Na contramão da sociedade
Em contraste com a sociedade, que hoje é formada por “famílias multiespécies”, como define Ana, o setor de aviação civil parece avançar a passos muito lentos para se adequar a essas mudanças. Em alguns momentos são notados até retrocessos, como é o caso da Avianca que, segundo especialistas, tinha uma política exemplar no transporte de animais de suporte emocional, levando cães de até 40 kg na cabine, mas que já anunciou que vai limitar o tamanho dos animais a partir de fevereiro.

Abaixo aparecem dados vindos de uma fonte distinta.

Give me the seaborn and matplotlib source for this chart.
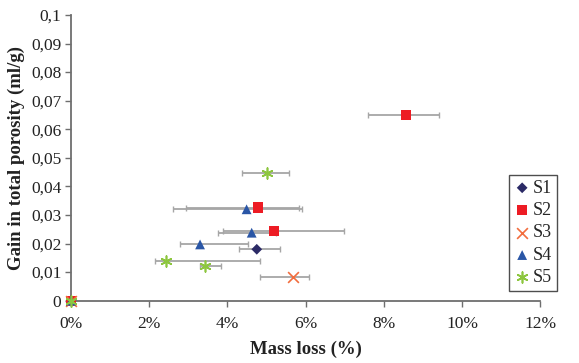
import matplotlib
matplotlib.use("Agg")
import matplotlib.pyplot as plt
from matplotlib.ticker import FuncFormatter, MultipleLocator
import seaborn as sns
import pandas as pd

# Mass loss (%) and gain in total porosity (ml/g) per sample series,
# with the lower / upper ends of the mass-loss error bars.
s1_x = [0.0, 4.75]
s1_y = [0.0, 0.0180]
s1_lo = [0.0, 4.30]
s1_hi = [0.0, 5.35]

s2_x = [0.0, 4.79, 5.19, 8.57]
s2_y = [0.0, 0.0326, 0.0245, 0.0651]
s2_lo = [0.0, 2.93, 3.89, 7.59]
s2_hi = [0.0, 5.82, 6.98, 9.42]

s3_x = [0.0, 5.68]
s3_y = [0.0, 0.0084]
s3_lo = [0.0, 4.82]
s3_hi = [0.0, 6.09]

s4_x = [0.0, 4.49, 4.62, 3.30]
s4_y = [0.0, 0.0320, 0.0238, 0.0197]
s4_lo = [0.0, 2.60, 3.76, 2.78]
s4_hi = [0.0, 5.90, 5.25, 4.53]

s5_x = [0.0, 5.00, 2.44, 3.43]
s5_y = [0.0, 0.0446, 0.0140, 0.0121]
s5_lo = [0.0, 4.38, 2.14, 3.29]
s5_hi = [0.0, 5.58, 4.84, 3.83]

series_names = ["S1", "S2", "S3", "S4", "S5"]
series = {
    "S1": (s1_x, s1_y, s1_lo, s1_hi),
    "S2": (s2_x, s2_y, s2_lo, s2_hi),
    "S3": (s3_x, s3_y, s3_lo, s3_hi),
    "S4": (s4_x, s4_y, s4_lo, s4_hi),
    "S5": (s5_x, s5_y, s5_lo, s5_hi),
}

colors = {"S1": "#2b2a66", "S2": "#ed1c24", "S3": "#f26d3d",
          "S4": "#2a56a6", "S5": "#8dc63f"}
markers = {"S1": "D", "S2": "s", "S3": "x", "S4": "^", "S5": (6, 2, 0)}
sizes = {"S1": 30, "S2": 55, "S3": 60, "S4": 50, "S5": 60}

rows = []
for name in series_names:
    xs, ys, lo, hi = series[name]
    for x, y, a, b in zip(xs, ys, lo, hi):
        rows.append({"Sample": name, "mass_loss": x, "porosity": y,
                     "lo": a, "hi": b})
df = pd.DataFrame(rows)

sns.set_style("ticks")
plt.rcParams["font.family"] = ["Liberation Serif", "DejaVu Serif"]

fig = plt.figure(figsize=(5.79, 3.63), dpi=100)
ax = fig.add_axes([0.1226, 0.1716, 0.8106, 0.7871])

# horizontal error bars drawn beneath the markers
eb = df[df["mass_loss"] > 0]
ax.errorbar(eb["mass_loss"], eb["porosity"],
            xerr=[eb["mass_loss"] - eb["lo"], eb["hi"] - eb["mass_loss"]],
            fmt="none", ecolor="#a6a6a6", elinewidth=1.3, capsize=2.5,
            capthick=1.0, zorder=1)

for name in series_names:
    sub = df[df["Sample"] == name]
    sns.scatterplot(data=sub, x="mass_loss", y="porosity", ax=ax,
                    color=colors[name], marker=markers[name], s=sizes[name],
                    linewidth=1.2 if name in ("S3", "S5") else 0,
                    edgecolor=colors[name] if name in ("S3", "S5") else "none",
                    label=name, zorder=3, clip_on=False)

ax.set_xlim(0, 12)
ax.set_ylim(0, 0.1)
ax.xaxis.set_major_locator(MultipleLocator(2))
ax.yaxis.set_major_locator(MultipleLocator(0.01))
ax.xaxis.set_major_formatter(FuncFormatter(lambda v, p: f"{v:.0f}%"))


def comma_fmt(v, p):
    if abs(v) < 1e-9:
        return "0"
    return f"{v:.2f}".rstrip("0").replace(".", ",")


ax.yaxis.set_major_formatter(FuncFormatter(comma_fmt))

for side in ("top", "right"):
    ax.spines[side].set_visible(False)
for side in ("left", "bottom"):
    ax.spines[side].set_color("#6e6e6e")
    ax.spines[side].set_linewidth(1.3)
ax.tick_params(axis="both", direction="out", length=4, width=1.0,
               color="#6e6e6e", labelsize=12.5, labelcolor="#222222", pad=3)
ax.tick_params(axis="x", pad=7)

ax.set_xlabel("Mass loss (%)", fontsize=13.5, fontweight="bold",
              color="#222222", labelpad=6)
ax.set_ylabel("Gain in total porosity (ml/g)", fontsize=13.5,
              fontweight="bold", color="#222222", labelpad=4)

leg = ax.legend(loc="lower right", bbox_to_anchor=(1.035, 0.035),
                frameon=True, fancybox=False, fontsize=13,
                handletextpad=0.1, handlelength=1.0, borderpad=0.25,
                labelspacing=0.3, borderaxespad=0)
leg.get_frame().set_edgecolor("#222222")
leg.get_frame().set_linewidth(1.0)

fig.savefig("out.png", dpi=100)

Olhando para o futuro, Ana Lechugo, dona da agência de viagens Sonho & Magia, vê como mais urgente o Brasil avançar na questão dos animais de apoio emocional, para só depois aprofundar outras questões relacionadas ao transporte de animais em aviões. “Eles precisam ser reconhecidos. Mesmo quando são certificados como animais de serviço psiquiátrico, os animais de suporte emocional não são reconhecidos pelas companhias. É uma briga boa e muitas vezes acabamos tendo que levar para a justiça”, enfatiza a empresária.
Ana lembra que a saúde mental hoje é vista com muita atenção pela sociedade e pelos próprios governos. Ela reforça que as pessoas que sofrem com depressão, ansiedade e dependem emocionalmente dos animais não podem ser negligenciadas dessa forma pelas companhias aéreas. “É só ter vontade e planejamento para estabelecer limites: em cada voo só vão poder ir três pets na cabine ou vão ter espaços específicos para os pets nas cabines ou voos especiais. Soluções existem”, defende a dona da agência. Segundo ela, os grandes aeroportos do mundo já estão preparados para receber os animais domésticos.